JAKARTA - Guru Besar Ilmu Sosiologi Universitas Muhammadiyah Yogyakarta Prof. Zuly Qodir mengatakan, narasi kebangkitan khilafah yang mulai dikemukakan beriringan dengan 100 tahun runtuhnya kekhilafahan Utsmaniyah adalah perspektif yang sempit dan tidak rasional.
“Pandangan yang melahirkan narasi kebangkitan khilafah adalah perspektif yang sempit dan irasional. Memang ada sebagian kecil masyarakat Indonesia yang merasa memiliki hubungan dan sentimen terhadap narasi ini, dan ini tidak terlepas dari agenda politik kelompok tertentu. Beruntungnya kita bahwa klaim kembalinya khilafah tidak didukung oleh mayoritas masyarakat,” kaya Zuly dalam keterangan tertulis diterima di Jakarta, Antara, Jumat, 12 Januari.
Ia secara tegas menolak percaya terhadap sentimen kebangkitan khilafah. Jika mengacu pada peristiwa di tahun-tahun sebelumnya, klaim serupa tentang kebangkitan khilafah disuarakan pada Pemilu 2004, 2009, dan 2014 tidak terwujud.
Menurut dia, angka-angka belakang 4 kerap dimistifikasi dan dianggap sebagai bagian dari propaganda politik yang tidak memiliki pijakan pada realita. Kelompok yang mendukung propaganda kerap kali melakukannya dengan bombastis, sehingga berpotensi menarik perhatian masyarakat untuk mencari tahu lebih dekat.
Namun, ia menilai pengaruh narasi khilafah terhadap tahun politik seperti saat ini diprediksi tidak akan berpengaruh signifikan terhadap penyelenggaraan Pemilu 2024 secara keseluruhan. Masing-masing partai politik telah memiliki agenda sendiri, sementara masyarakat lebih memilih fokus pada hal-hal yang konkret dan terkait dengan masa depan Indonesia secara aktual.

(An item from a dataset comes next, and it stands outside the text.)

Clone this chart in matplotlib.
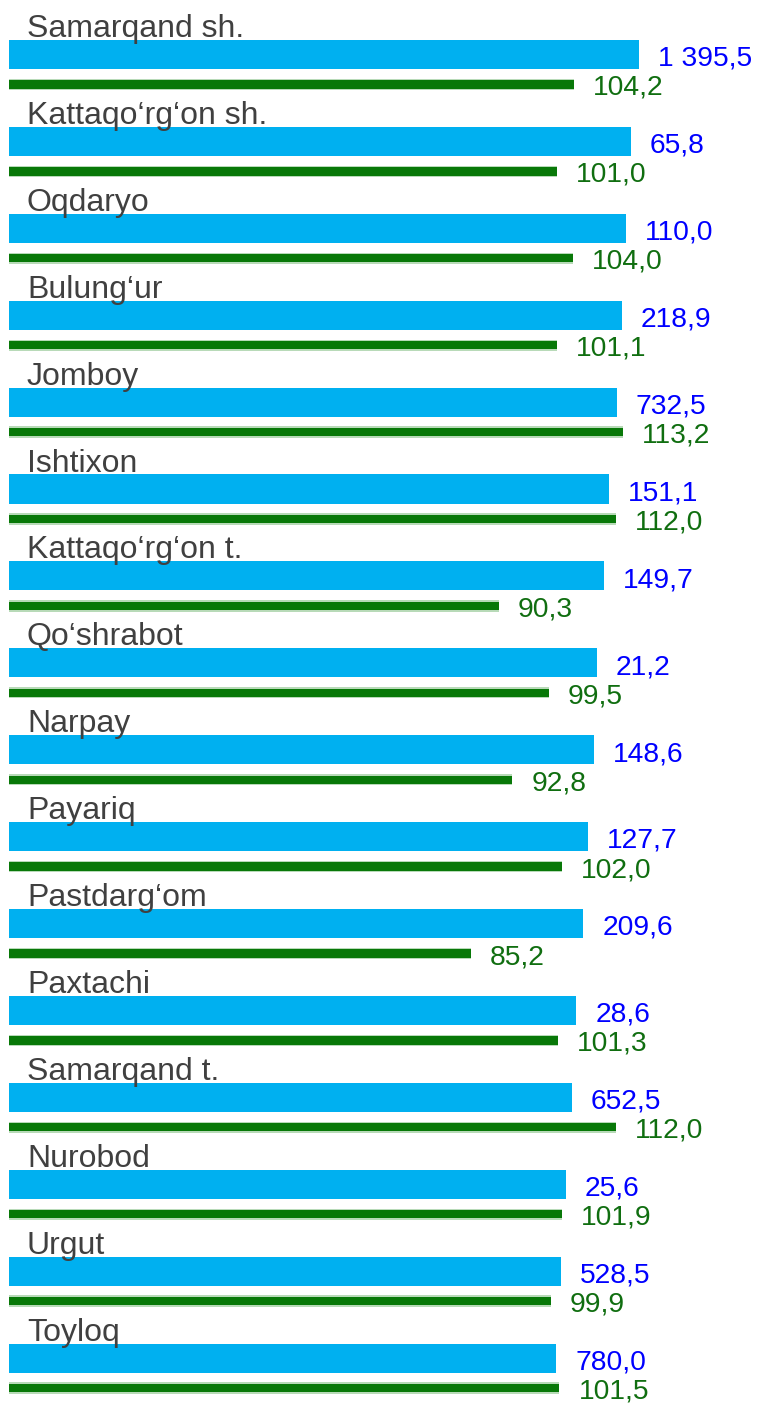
import matplotlib
matplotlib.use("Agg")
import matplotlib.pyplot as plt

# Districts of Samarqand region
districts = ["Samarqand sh.", "Kattaqo‘rg‘on sh.", "Oqdaryo", "Bulung‘ur", "Jomboy",
             "Ishtixon", "Kattaqo‘rg‘on t.", "Qo‘shrabot", "Narpay", "Payariq",
             "Pastdarg‘om", "Paxtachi", "Samarqand t.", "Nurobod", "Urgut", "Toyloq"]

# Volume (blue labels) and growth rate, % (green bars)
volume = [1395.5, 65.8, 110.0, 218.9, 732.5, 151.1, 149.7, 21.2,
          148.6, 127.7, 209.6, 28.6, 652.5, 25.6, 528.5, 780.0]
growth = [104.2, 101.0, 104.0, 101.1, 113.2, 112.0, 90.3, 99.5,
          92.8, 102.0, 85.2, 101.3, 112.0, 101.9, 99.9, 101.5]

# Length of the decorative blue ribbons (same x units as the growth bars)
blue_bar_len = [116.2, 114.7, 113.8, 113.0, 112.1, 110.6, 109.7, 108.4,
                107.9, 106.8, 105.9, 104.6, 103.8, 102.7, 101.8, 100.9]

BLUE = "#00B0F0"
BLUE_TXT = "#0000FF"
GREEN = "#087808"
GREEN_EDGE = "#B8DAB8"
GREEN_TXT = "#106E10"
GREY = "#404040"

plt.rcParams["font.family"] = ["Liberation Sans", "DejaVu Sans"]


def fmt(v):
    s = f"{v:,.1f}"
    return s.replace(",", " ").replace(".", ",")


fig = plt.figure(figsize=(7.58, 14.08), dpi=100)
ax = fig.add_axes([0, 0, 1, 1])
ax.set_xlim(-1.753, 138.15)
ax.set_ylim(15.575, -0.627)
ax.axis("off")

rows = list(range(len(districts)))
g_off = 0.345
label_dx = 3.5

ax.barh(rows, blue_bar_len, height=0.334, left=0, color=BLUE, edgecolor="none")
g_rows = [r + g_off for r in rows]
ax.barh(g_rows, growth, height=0.13, color=GREEN_EDGE, edgecolor="none")
ax.barh(g_rows, growth, height=0.095, color=GREEN, edgecolor="none")

for r, name, bl, v, g in zip(rows, districts, blue_bar_len, volume, growth):
    ax.text(3.23, r - 0.201, name, fontsize=23, color=GREY, va="baseline", ha="left")
    ax.text(bl + label_dx, r + 0.13, fmt(v), fontsize=20.3, color=BLUE_TXT,
            va="baseline", ha="left")
    ax.text(g + label_dx, r + 0.466, fmt(g), fontsize=20.3, color=GREEN_TXT,
            va="baseline", ha="left")

fig.savefig("out.png", dpi=100)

"Masyarakat Indonesia memiliki ketahanan lebih terhadap narasi kebangkitan khilafah karena kita lebih percaya pada organisasi sosial keagamaan mainstream seperti Muhammadiyah dan Nahdlatul Ulama (NU), daripada organisasi Islam non-mainstream yang muncul setelahnya. Istilah organisasi Islam non-mainstream digunakan untuk menggambarkan kelompok-kelompok yang mengusung ideologi yang bertentangan dengan ideologi negara," tuturnya.
Narasi propaganda tersebut dapat dilawan dengan memberikan bukti dan contoh yang faktual, seperti dengan menyoroti kemajuan negara-negara Islam pasca-dinasti Utsmaniyah serta menggambarkan bahwa Indonesia, dengan kerangka Pancasila dan demokrasi, telah mencapai kemajuan yang lebih baik dari segala aspek kehidupan.
"Akan selalu ada saja yang membanding-bandingkan khilafah dengan apa yang saat ini kita jalankan dan yakini untuk menjalani kehidupan bernegara. Indonesia yang memilih untuk berdiri dengan alas Pancasila dan UUD 1945 jelas tidak bebas dari berbagai kekurangan. Namun, jika dianalisis secara proporsional, ideologi alternatif dari apa yang saat ini kita jalani juga tidak menjamin bahwa kehidupan rakyat Indonesia akan jauh lebih baik," ujarnya.
Selain itu, tambah Zuly, masyarakat perlu memiliki pemahaman kebangsaan yang memadai, agar bisa membentengi diri dari narasi yang tidak produktif sekaligus juga menyadarkan orang di sekelilingnya yang terpapar wacana sejenis.
“Kita perlu mengedukasi dan menyampaikan pencerahan pada orang-orang terdekat kita secara santai. Selain dengan argumentasi, alangkah baiknya kita menyertakan fakta sejarah yang menjelaskan berdirinya Indonesia seperti sekarang ini. Kita juga perlu mempelajari bahwa ideologi atau sistem alternatif yang digaungkan bisa mengganti dan menyejahterakan Indonesia sebenarnya tidak memiliki dasar sejarah yang kuat," imbuhnya.
Zuly mengajak semua pihak, baik pemerintah, organisasi sosial keagamaan, dan lembaga lainnya, untuk bersama-sama memberikan bukti bahwa Indonesia sudah jauh lebih baik. Dengan kerja sama yang baik dari berbagai pihak, bukan tidak mungkin indikator kualitas kehidupan masyarakat Indonesia akan semakin membaik.
BACA JUGA:
"Saya kira ini harus terus ditingkatkan dan dilakukan bersama-sama, baik oleh pemerintah serta didukung oleh seluruh elemen masyarakat," tandas Zuly.